Bella, Sophie, and Ben all loved it. Though as usual when going with children, we can’t stay very long. We arrived not long after the museum opened at 11, wandered over the first floor until 12. Then went out to have a picnic in the park across the street while watching the geese, squirrels, sparrows, and passing art students. The children amused themselves throwing sandwich crumbs and cheerios to the sparrows. At bedtime Bella told me that was her favorite part of the day. But she loved the art too. I know we will be back to this special place many times. (And as an Isabella she will get in free for life, though that doesn’t matter now as all children under 18 are free in accordance with the museum’s mission to teach art appreciation.)
After lunch we spent another hour or so wandering the second and third floors. Our exploration of the third floor was rather rushed since it was well past Anthony’s nap time and even Bella, Ben, and Sophie were fading. One rule of visiting museums with little people is to remember that you can’t see everything. You have to plan to give them enough to whet their appetites, trusting that some day you will return to drink more deeply. But it would take many days even for enthusiastic adults to begin to scratch the surface of this remarkable museum.

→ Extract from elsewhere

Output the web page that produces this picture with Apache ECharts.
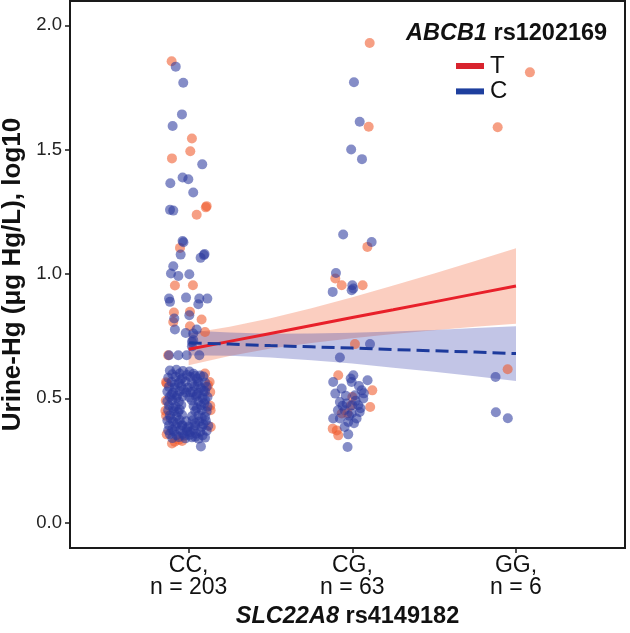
<!DOCTYPE html>
<html><head><meta charset="utf-8">
<script src="https://cdn.jsdelivr.net/npm/echarts@6/dist/echarts.min.js"></script>
<style>html,body{margin:0;padding:0;background:#fff}#c{width:630px;height:633px}</style>
</head><body><div id="c"></div>
<script>
// ---- data ----
const categories = ['CC', 'CG', 'GG'];
const categoryCounts = [203, 63, 6];
const xTickValues = [1, 2, 3];
const yTicks = [0, 0.5, 1.0, 1.5, 2.0];
const legendTitleItalic = 'ABCB1';
const legendTitleRest = ' rs1202169';
const xTitleItalic = 'SLC22A8';
const xTitleRest = ' rs4149182';
const yTitle = 'Urine-Hg (μg Hg/L), log10';
const groups = ['T', 'C'];

// jittered points [x position (category index, 1-based), log10 value]
const tPoints = [
  // CC
  [0.896,1.856],[1.020,1.545],[1.010,1.494],[0.898,1.465],[1.110,1.273],[1.105,1.268],[1.049,1.238],
  [0.947,1.105],[0.916,0.954],[1.026,0.955],[0.910,0.845],[1.008,0.848],[1.079,0.817],[0.906,0.807],
  [1.008,0.790],[1.100,0.767],[0.875,0.673],
  [1.10,0.600],[0.862,0.565],[1.128,0.566],[1.132,0.525],[0.860,0.490],[1.132,0.470],[0.858,0.450],
  [1.134,0.452],[0.862,0.430],[1.135,0.385],[0.866,0.355],[0.915,0.325],[0.960,0.328],[0.898,0.318],
  [0.866,0.560],[0.940,0.333],[1.118,0.553],
  // CG
  [2.106,1.929],[2.100,1.592],[2.092,1.109],[1.896,0.982],[1.935,0.955],[2.063,0.955],[2.016,0.718],
  [1.914,0.593],[2.122,0.532],[2.000,0.505],[2.109,0.465],[1.935,0.439],[1.880,0.378],[1.905,0.371],
  [1.914,0.351],[1.990,0.470],[1.970,0.440],
  // GG
  [3.085,1.811],[2.888,1.590],[2.949,0.617]
];
const cPoints = [
  // CC
  [0.921,1.834],[0.967,1.769],[0.959,1.642],[0.902,1.595],[1.083,1.441],[0.888,1.365],[0.963,1.388],
  [0.998,1.381],[1.028,1.328],[0.886,1.258],[0.906,1.255],[0.963,1.133],[0.968,1.128],[0.951,1.078],
  [1.093,1.076],[1.097,1.080],[1.073,1.065],[0.906,1.031],[0.892,1.002],[0.937,0.992],[1.004,0.999],
  [0.880,0.901],[0.886,0.888],[0.984,0.905],[1.065,0.901],[1.114,0.901],[1.059,0.878],[0.912,0.821],
  [1.004,0.834],[0.916,0.777],[0.982,0.763],[1.049,0.777],[1.028,0.761],[1.028,0.734],[1.020,0.709],
  [0.880,0.673],[0.937,0.673],[0.988,0.673],[1.065,0.673],[1.020,0.727],
  [0.885,0.612],[0.925,0.615],[0.965,0.610],[1.005,0.608],
  [0.900,0.597],[0.945,0.600],[0.990,0.594],[1.030,0.599],[1.070,0.592],
  [0.875,0.583],[0.920,0.587],[0.960,0.581],[1.010,0.586],[1.050,0.580],[1.090,0.588],
  [0.895,0.566],[0.940,0.562],[0.980,0.568],[1.020,0.561],[1.060,0.567],[1.100,0.563],
  [0.880,0.546],[0.915,0.542],[0.955,0.548],[0.995,0.543],[1.035,0.549],[1.075,0.541],[1.110,0.546],
  [0.870,0.527],[0.905,0.522],[0.945,0.528],[0.985,0.523],[1.025,0.526],[1.060,0.521],[1.100,0.528],
  [0.885,0.506],[0.925,0.502],[0.965,0.508],[1.005,0.503],[1.045,0.507],[1.085,0.501],[1.115,0.505],
  [0.870,0.488],[0.900,0.492],[0.940,0.486],[1.020,0.491],[1.060,0.487],[1.100,0.493],
  [0.880,0.471],[0.920,0.467],[0.955,0.473],[1.030,0.469],[1.075,0.472],[1.115,0.466],
  [0.875,0.452],[0.910,0.448],[0.945,0.454],[1.040,0.449],[1.080,0.453],[1.110,0.447],
  [0.885,0.431],[0.925,0.427],[0.960,0.433],[1.020,0.428],[1.060,0.432],[1.100,0.426],
  [0.870,0.411],[0.905,0.407],[0.945,0.413],[0.985,0.408],[1.025,0.412],[1.065,0.406],[1.105,0.410],
  [0.880,0.392],[0.920,0.388],[0.960,0.393],[1.000,0.387],[1.040,0.391],[1.080,0.386],[1.120,0.390],
  [0.875,0.371],[0.910,0.367],[0.950,0.372],[0.990,0.368],[1.030,0.373],[1.070,0.366],[1.110,0.370],
  [0.885,0.356],[0.925,0.352],[0.965,0.357],[1.005,0.353],[1.045,0.358],[1.085,0.351],
  [0.900,0.340],[0.940,0.344],[0.980,0.339],[1.020,0.343],[1.060,0.338],[1.100,0.342],
  [1.075,0.306],
  [0.930,0.510],[0.970,0.535],[1.050,0.515],[0.960,0.390],[1.010,0.365],[0.935,0.445],[1.050,0.460],
  [0.900,0.375],[1.080,0.420],[0.950,0.575],[1.040,0.590],[0.990,0.380],
  [0.895,0.515],[1.010,0.525],[1.090,0.530],[0.905,0.460],[1.095,0.480],[0.890,0.420],[1.040,0.400],
  [0.930,0.400],[1.090,0.396],[0.915,0.555],[1.055,0.555],[0.975,0.350],[1.040,0.345],
  // CG
  [2.010,1.771],[2.045,1.612],[1.993,1.501],[2.059,1.462],[1.944,1.159],[2.118,1.129],[1.900,1.004],
  [2.000,0.955],[2.006,0.942],[1.880,0.928],[1.996,0.935],[2.108,0.718],[1.924,0.664],[2.006,0.593],
  [1.883,0.566],[1.996,0.566],[2.093,0.573],[1.935,0.539],[1.896,0.519],[2.057,0.532],[2.016,0.512],
  [2.067,0.499],[1.924,0.485],[1.965,0.479],[2.000,0.472],[2.036,0.472],[1.912,0.452],[1.953,0.452],
  [2.045,0.445],[1.996,0.439],[1.883,0.419],[1.924,0.419],[2.026,0.419],[1.975,0.405],[1.953,0.385],
  [1.975,0.355],[1.971,0.304],[1.990,0.580],[2.040,0.550],[1.960,0.510],[2.020,0.490],[2.050,0.460],
  [1.980,0.430],[2.070,0.520],[1.940,0.470],[2.010,0.400],
  // GG
  [2.875,0.586],[2.877,0.444],[2.950,0.420]
];

// linear fits with 95% confidence bands, read at these x positions
const fitX    = [1, 1.25, 1.5, 1.75, 2, 2.25, 2.5, 2.75, 3];
const tFit    = [0.697, 0.729, 0.761, 0.793, 0.825, 0.856, 0.888, 0.920, 0.952];
const tUpper  = [0.761, 0.788, 0.822, 0.862, 0.907, 0.954, 1.002, 1.052, 1.104];
const tLower  = [0.633, 0.670, 0.700, 0.723, 0.742, 0.759, 0.774, 0.788, 0.800];
const cFit    = [0.723, 0.718, 0.712, 0.707, 0.702, 0.696, 0.691, 0.686, 0.680];
const cUpper  = [0.773, 0.765, 0.760, 0.761, 0.764, 0.769, 0.775, 0.783, 0.790];
const cLower  = [0.673, 0.671, 0.664, 0.653, 0.640, 0.623, 0.607, 0.589, 0.570];

// ---- styles ----
const FONT = 'Liberation Sans, Arial, Helvetica, sans-serif';
const INK = '#1a1a1a';
const T_POINT = 'rgba(240,88,42,0.72)';
const C_POINT = 'rgba(43,58,158,0.72)';
const T_LINE = '#e8202a';
const C_LINE = '#1d3a9c';
const T_BAND = 'rgba(242,104,58,0.32)';
const C_BAND = 'rgba(52,62,172,0.3)';

function pairs(xs, ys) { return xs.map((x, i) => [x, ys[i]]); }

function band(name, upper, lower, fill) {
  return {
    type: 'custom', name: name + ' band', silent: true,
    data: [[fitX[0], lower[0]]],
    renderItem: function (params, api) {
      const pts = [];
      for (let i = 0; i < fitX.length; i++) pts.push(api.coord([fitX[i], upper[i]]));
      for (let i = fitX.length - 1; i >= 0; i--) pts.push(api.coord([fitX[i], lower[i]]));
      return { type: 'polygon', shape: { points: pts }, style: { fill: fill } };
    }
  };
}

const chart = echarts.init(document.getElementById('c'), null, { renderer: 'canvas' });
chart.setOption({
  animation: false,
  backgroundColor: '#fff',
  textStyle: { fontFamily: FONT },
  grid: { left: 70, right: 5, top: 1, bottom: 85, show: true, borderColor: INK, borderWidth: 2,
          backgroundColor: '#fff', containLabel: false, outerBoundsMode: 'none' },
  title: {
    left: 401, top: 17,
    text: '{i|' + legendTitleItalic + '}{b|' + legendTitleRest + '}',
    textStyle: {
      rich: {
        i: { fontFamily: FONT, fontSize: 23.5, fontWeight: 'bold', fontStyle: 'italic', color: '#111' },
        b: { fontFamily: FONT, fontSize: 23.5, fontWeight: 'bold', color: '#111' }
      }
    }
  },
  legend: {
    left: 451, top: 49, orient: 'vertical', icon: 'rect',
    itemWidth: 28, itemHeight: 6, itemGap: 1.4,
    textStyle: { fontFamily: FONT, fontSize: 24, color: '#111', lineHeight: 24, padding: [0, 0, 0, 1] },
    data: [
      { name: groups[0], itemStyle: { color: '#d8232e' } },
      { name: groups[1], itemStyle: { color: '#1e3f9e' } }
    ]
  },
  xAxis: {
    type: 'value', min: 0.275, max: 3.666,
    splitLine: { show: false },
    axisLine: { show: true, onZero: false, lineStyle: { color: INK, width: 2 } },
    axisTick: { show: true, customValues: xTickValues, length: 5, lineStyle: { color: INK, width: 1.5 } },
    axisLabel: {
      customValues: xTickValues, margin: 7, color: '#111', fontSize: 23, lineHeight: 22, fontFamily: FONT,
      formatter: function (v) {
        const i = Math.round(v) - 1;
        return categories[i] + ',\nn = ' + categoryCounts[i];
      }
    },
    name: '{i|' + xTitleItalic + '}{b|' + xTitleRest + '}',
    nameLocation: 'middle', nameGap: 57,
    nameTextStyle: {
      rich: {
        i: { fontFamily: FONT, fontSize: 23.5, fontWeight: 'bold', fontStyle: 'italic', color: '#111' },
        b: { fontFamily: FONT, fontSize: 23.5, fontWeight: 'bold', color: '#111' }
      }
    }
  },
  yAxis: {
    type: 'value', min: -0.102, max: 2.098,
    splitLine: { show: false },
    axisLine: { show: true, onZero: false, lineStyle: { color: INK, width: 2 } },
    axisTick: { show: true, customValues: yTicks, length: 5, lineStyle: { color: INK, width: 1.5 } },
    axisLabel: {
      customValues: yTicks, margin: 8, color: '#222', fontSize: 18.5, fontFamily: FONT,
      formatter: function (v) { return v.toFixed(1); }
    },
    name: yTitle, nameLocation: 'middle', nameGap: 43, nameRotate: 90,
    nameTextStyle: { fontFamily: FONT, fontSize: 26, fontWeight: 'bold', color: '#111' }
  },
  series: [
    { type: 'scatter', name: 'T points', data: tPoints, symbolSize: 10, itemStyle: { color: T_POINT }, silent: true },
    { type: 'scatter', name: 'C points', data: cPoints, symbolSize: 10, itemStyle: { color: C_POINT }, silent: true },
    band('T', tUpper, tLower, T_BAND),
    band('C', cUpper, cLower, C_BAND),
    { type: 'line', name: groups[0], data: pairs(fitX, tFit), showSymbol: false, symbol: 'none',
      lineStyle: { color: T_LINE, width: 3 }, itemStyle: { color: T_LINE }, silent: true },
    { type: 'line', name: groups[1], data: pairs(fitX, cFit), showSymbol: false, symbol: 'none',
      lineStyle: { color: C_LINE, width: 3, type: [13, 6] }, itemStyle: { color: C_LINE }, silent: true }
  ]
});
</script>
</body></html>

I did let each of the big kids get a print at the museum gift card since our Living Social deal included fifty dollars to spend there. Sophie got a beautiful picture of chrysanthemums, Bella got a portrait by John Singer Sargent of a woman holding a wine glass, Ben got a Spanish St Michael. I figure letting them each have a piece of art which is theirs is a great way of helping them to make connections, to feel that the art is theirs and the museum is theirs. Now I just need to go get some frames…. We also have some prints they got at Christmas and some I found on great sale last year. Once they are all framed the kids’ rooms are going to be little art galleries. How fun is that?
Oh and Lucia? How did she make out, you ask. She slept the whole time in the sling. Didn’t even wake up for lunch.